A craft, a house, a food, that comes from one’s hands or heart, one’s shared experience with other people in a community, one’s learned ideas and symbols, visibly connects persons and groups to society and to the reality around them. That interconnection is material culture. Material culture is made up of tangible things crafted, shaped, altered, and used across time and across space. It is inherently personal and social, mental and physical. It is art, architecture, food, clothing, and furnishing. But more so, it is the weave of those objects in the everyday lives of individuals and communities.…It is the gestures and processes that extend ideas and feelings into three-dimensional form.
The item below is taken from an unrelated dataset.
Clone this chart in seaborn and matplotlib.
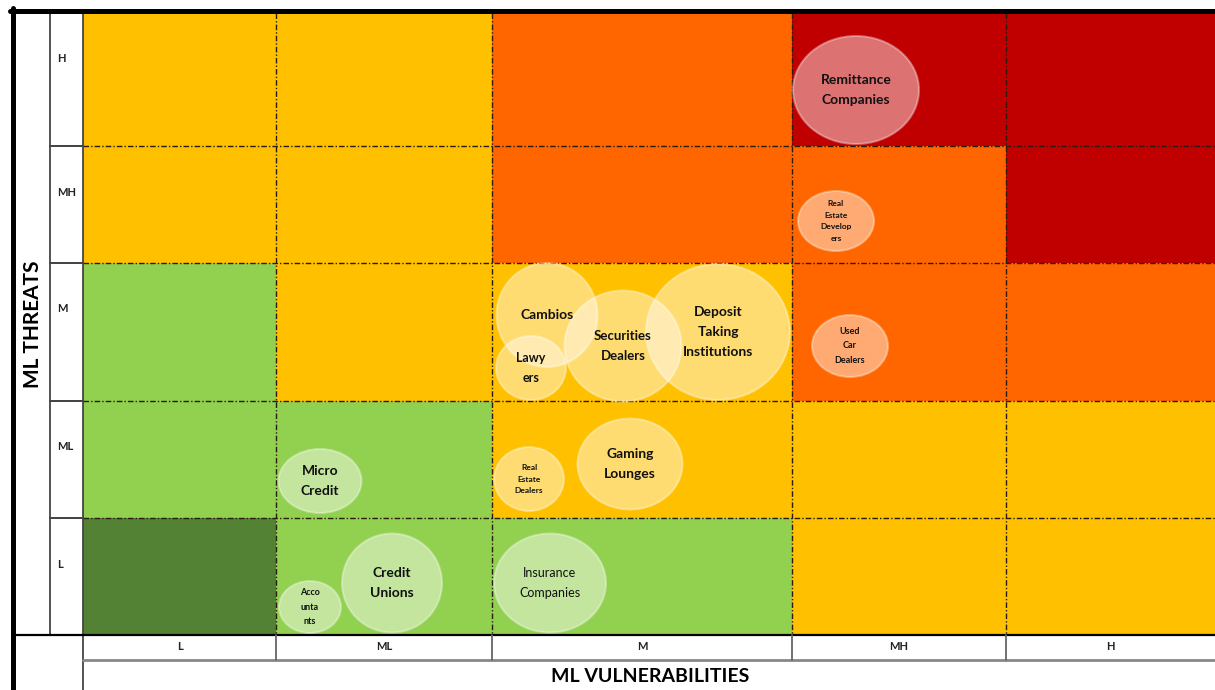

—Simon J. Bronner, American Material Culture and Folklife

Craft denotes a spectrum of activity that ranges from professional to amateur production, typically resulting in objects traded publically for profit and those constructed privately for pleasure. This characterization presents a false dichotomy, as the conditions of leisure often yield ideas and objects that can have a greater use value than their own self-contained pleasure. While reading various forms of how-to guides from my home workshop, I have found that literary engagement with “functional texts” not only catalyzes the design process but also offers imaginative alternatives to entrenched patterns of social relating. Furthermore, the self-initiated culture of craftsmanship promotes active self-becoming, which I believe is necessary to critically engage a culture dominated by mass consumption.

As far as production processes go, I do not believe that “mass” is inherently bad. For instance, do mass produced domestic products allow for a global culture of intimacy? How do products connect us to one another, and not simply to more products? Objects, and the processes by which they are made, contain the political and cultural ideologies that shape behavior and determine societies; products are manifestations of specific knowledges. In our climate of increasing standardization, it is important to consider the power of design to represent certain histories and values while obscuring others. Considering that the transmission of knowledge is the origin of design, craft is both a process and a product that, in turn, designs the self and the social as we form communicative landscapes.

Charlotte Taillet is a London-based designer who explores the social impact of production typologies across print, digital, and product design. Recent projects and exhibitions include Map to the Stars, in which she organized a publication of commissioned essays, interviews, and artworks about the history of free-form radio culture in Los Angeles, produced during an HMCT residency at Art Center, Pasadena; Pavillion, an exhibition for which she designed a set of bench-cushions to facilitate lectures and performances at the Werkplaats Typografie, Arnhem, Netherlands; and the creation of an original typeface for Paris fashion house LGN. Taillet received a Masters in Graphic Design and Typography from the Werkplaats Typographie, where she operated the school’s long-standing pirate FM station, Phantom Radio, in collaboration with Joel Colover. In 2017 she and Colover created Comet Radio, an independent online transmission broadcast from their home on Comet Street in Deptford, London.